At the end of the day, there are no altercations. Except for me. I managed to get tuned by a booger for looking at his wave the wrong way. I swear, we wouldn’t tolerate that kak in the Republic. All the boogers I know approach the line-up with the same bedraggled sense of defeat, half apologetic for their choice of wave-riding vehicle. In South Africa, bogeys know their place. In Réunion they seem to think what they do is respectable. Normal. Legitimate. You get boogies with attitude. I got tuned by one of them. I’ll never live that down.
Islands have their own rhythm
Soon I can’t remember how long I’ve been here. All my clothes are dirty, so I just wear the same boardies I surf in. At least they get washed once, maybe twice a day in the sea.
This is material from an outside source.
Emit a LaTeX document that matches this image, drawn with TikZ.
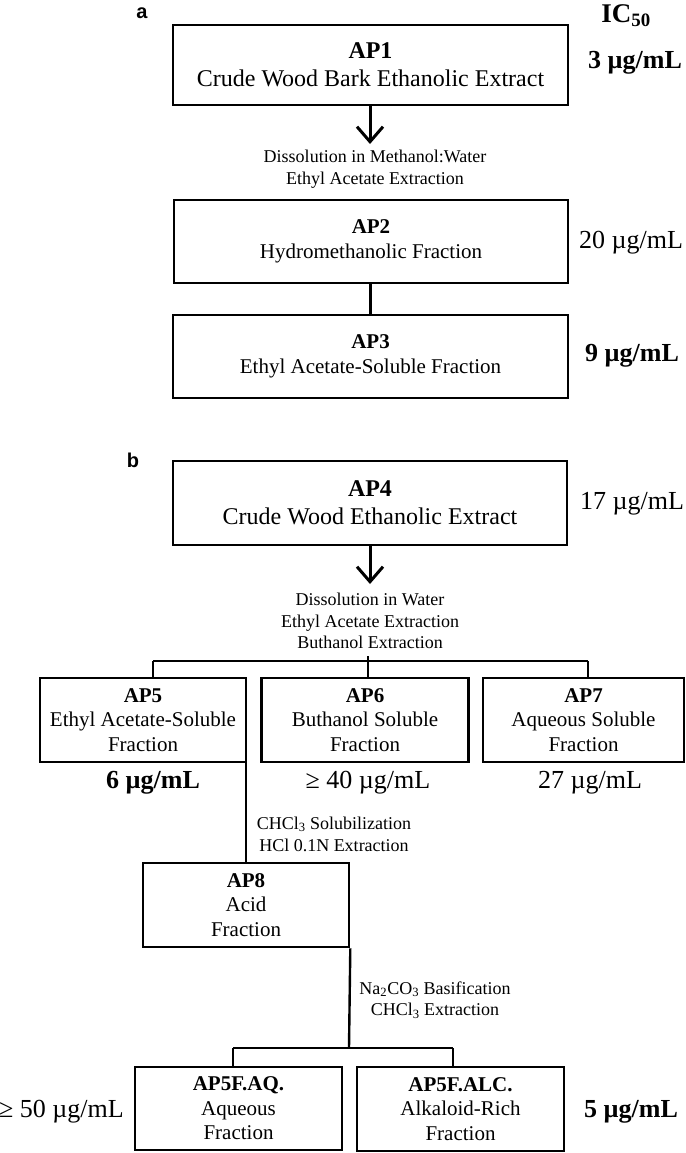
\documentclass[tikz,border=0pt]{standalone}
\usepackage{fontspec}
\setmainfont{Liberation Serif}
\newfontfamily\labfont{Liberation Sans}
\usetikzlibrary{arrows.meta}
\begin{document}
\begin{tikzpicture}[x=1pt,y=-1pt,
 box/.style={draw,line width=2.6pt,rectangle,align=center,inner sep=0pt},
 big/.style={font=\fontsize{24}{28}\selectfont},
 mid/.style={font=\fontsize{21}{24.5}\selectfont},
 steptxt/.style={font=\fontsize{18}{21.8}\selectfont,align=center,inner sep=0pt},
 val/.style={font=\fontsize{26}{30}\selectfont,inner sep=0pt},
 valb/.style={font=\fontsize{26}{30}\selectfont\bfseries,inner sep=0pt},
 panel/.style={font={\labfont\bfseries\fontsize{20}{24}\selectfont},inner sep=0pt},
 conn/.style={line width=2.4pt},
 arr/.style={line width=3pt,-{Straight Barb[length=15pt,width=26pt]}},
]
\useasboundingbox (0,0) rectangle (685,1153);

% ---- panel a ----
\node[panel] (la) at (142,13) {a};
\node[font={\fontsize{27}{30}\selectfont\bfseries},inner sep=0pt] (ic) at (626,16) {IC\textsubscript{50}};

\node[box,big,minimum width=395pt,minimum height=80pt] (ap1) at (370.5,65) {\textbf{AP1}\\Crude Wood Bark Ethanolic Extract};
\node[valb] (v1) at (635,63) {3 µg/mL};

\node[steptxt] (s1) at (375,169) {Dissolution in Methanol:Water\\Ethyl Acetate Extraction};
\coordinate (t1) at (370,144);
\draw[arr] (ap1.south -| t1) -- (t1);

\node[box,mid,minimum width=394pt,minimum height=83pt] (ap2) at (371,241.5) {\textbf{AP2}\\Hydromethanolic Fraction};
\node[val] (v2) at (631,243) {20 µg/mL};

\node[box,mid,minimum width=395pt,minimum height=83pt] (ap3) at (370.5,356.5) {\textbf{AP3}\\Ethyl Acetate-Soluble Fraction};
\node[valb] (v3) at (632,356) {9 µg/mL};
\draw[conn] (ap3.north |- ap2.south) -- (ap3.north);

% ---- panel b ----
\node[panel] (lb) at (133,460) {b};
\node[box,big,minimum width=394pt,minimum height=84pt] (ap4) at (370,503) {\textbf{AP4}\\Crude Wood Ethanolic Extract};
\node[val] (v4) at (632,504) {17 µg/mL};

\coordinate (t2) at (370,584);
\draw[arr] (ap4.south -| t2) -- (t2);
\node[steptxt] (s2) at (370,621) {Dissolution in Water\\Ethyl Acetate Extraction\\Buthanol Extraction};

\node[box,mid,minimum width=206pt,minimum height=84pt] (ap5) at (143,720) {\textbf{AP5}\\Ethyl Acetate-Soluble\\Fraction};
\node[box,mid,minimum width=207pt,minimum height=84pt] (ap6) at (365,720) {\textbf{AP6}\\Buthanol Soluble\\Fraction};
\node[box,mid,minimum width=201pt,minimum height=84pt] (ap7) at (583.5,720) {\textbf{AP7}\\Aqueous Soluble\\Fraction};

\coordinate (stem) at (368,656);
\coordinate (bl) at (153,661);
\coordinate (bm) at (368,661);
\coordinate (br) at (588,661);
\draw[conn] (stem) -- (bm);
\draw[conn] (bl) -- (br);
\draw[conn] (bl) -- (bl |- ap5.north);
\draw[conn] (bm) -- (bm |- ap6.north);
\draw[conn] (br) -- (br |- ap7.north);

\node[valb] (v5) at (153,783) {6 µg/mL};
\node[val] (v6) at (368,783) {≥ 40 µg/mL};
\node[val] (v7) at (590,783) {27 µg/mL};

\node[box,mid,minimum width=206pt,minimum height=84pt] (ap8) at (246,905) {\textbf{AP8}\\Acid\\Fraction};
\draw[conn] (ap8.north |- ap5.south) -- (ap8.north);
\node[steptxt] (s3) at (334,834) {CHCl\textsubscript{3} Solubilization\\HCl 0.1N Extraction};

\node[steptxt] (s4) at (435,1000) {Na\textsubscript{2}CO\textsubscript{3} Basification\\CHCl\textsubscript{3} Extraction};

\node[box,mid,minimum width=207pt,minimum height=83pt] (aq) at (238.5,1108.5) {\textbf{AP5F.AQ.}\\Aqueous\\Fraction};
\node[box,mid,minimum width=207pt,minimum height=84pt] (alc) at (460.5,1109) {\textbf{AP5F.ALC.}\\Alkaloid-Rich\\Fraction};

\coordinate (c2) at (349,1048);
\coordinate (bl2) at (233,1048);
\coordinate (br2) at (453,1048);
\draw[conn] (ap8.south east) -- (c2);
\draw[conn] (bl2) -- (br2);
\draw[conn] (bl2) -- (bl2 |- aq.north);
\draw[conn] (br2) -- (br2 |- alc.north);

\node[val,anchor=east] (v8) at (124,1112) {≥ 50 µg/mL};
\node[valb] (v9) at (631,1112) {5 µg/mL};
\end{tikzpicture}
\end{document}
You can’t fathom wearing jeans or closed shoes ever again. You’re tanned as deep brown as Pierre the lifeguard at St Pierre. The daily ritual of waking up and looking at the surf, walking down to the café for coffee and croissants, has become habitual. Waves and sessions meld into one long tropical memory. As do meals, beers and the people you share them with. You begin to feel at home. Accustomed. The competition for waves recedes as you figure it out, piece by piece. You look forward to the post surf baguette with ham and cheese lunchtime ritual. That ice cold Dodo on the plastic chairs in front of the snack bar overlooking the break. The things that were once new and strange have become comfortable.
Too quick, it’s time to pack our bags and drive to the airport. As we squash into the overloaded van and rev the ol’ Hyundai into the morning traffic flow, I pat my kidneys, massage my fat liver and cast one last lazy look over the St Leu line-up. A one-foot set is peeling in perfection over that mechanical geography, and I am in no hurry to leave.